A new catalytic process discovered by the Cardiff Catalysis Institute could
unleash a range of useful new byproducts from diesel fuel production.
More sustainable production of sulphur-free diesel from natural gas and
biomass is increasing. However the byproducts, hydrocarbons like decane and
other low value alkanes, have little practical use.

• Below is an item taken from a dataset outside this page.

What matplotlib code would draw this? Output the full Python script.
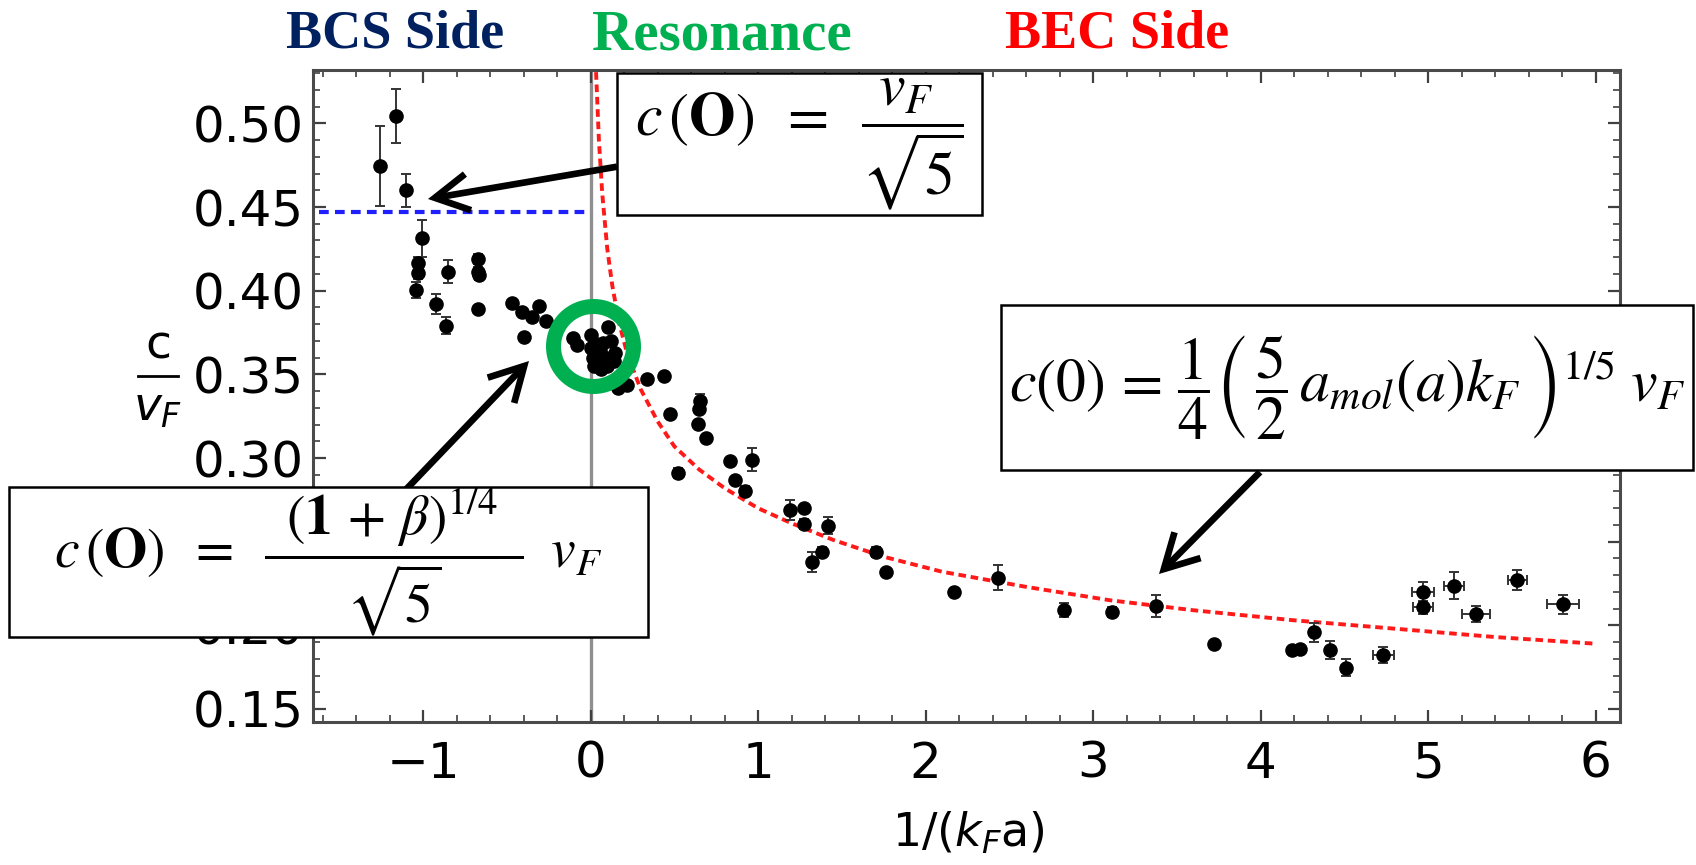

Now a discovery by the Institute, part of the School of Chemistry,
has found a potential route for upgrading these byproducts into more useful
In the past, synthetic reactions starting from alkanes like decane have been
fraught with difficulty. They tend either to over-dehydrogenate or to combust,
depending on whether oxygen is present in the reaction. Now a Cardiff Catalysis
Institute team has reported the use of a mixed-metal catalyst to convert decane
to a range of oxygenated aromatics.
The breakthrough, published in Nature Chemistry, came when the team
fed a gas mixture of decane and air through an iron molybdate catalyst. At
higher temperatures, the reaction formed water and decene, which is used in the
production of detergents. At lower temperatures, however, the reaction took a
different route to create oxygenated aromatic molecules. These included
phthalic anhydride, used in the dyeing industry, and coumarin which helps in
the production of anti-coagulant drugs.
Professor Stan Golunski, a member of the Institute team behind the discovery
said: “This discovery breaks new ground as it implies the involvement of
oxygen that has not yet made the full transition from its molecular form to its
ionic form. This overturns a widely held view that this type of oxygen was too
reactive to form anything other than carbon monoxide and carbon dioxide in
reactions with hydrocarbons.”
“While the increased production of sulphur-free diesel has been a
positive move, the glut of low value byproducts will become a problem. We hope
our new process will lead to less waste and the creation of more useful
chemicals for a range of industries.”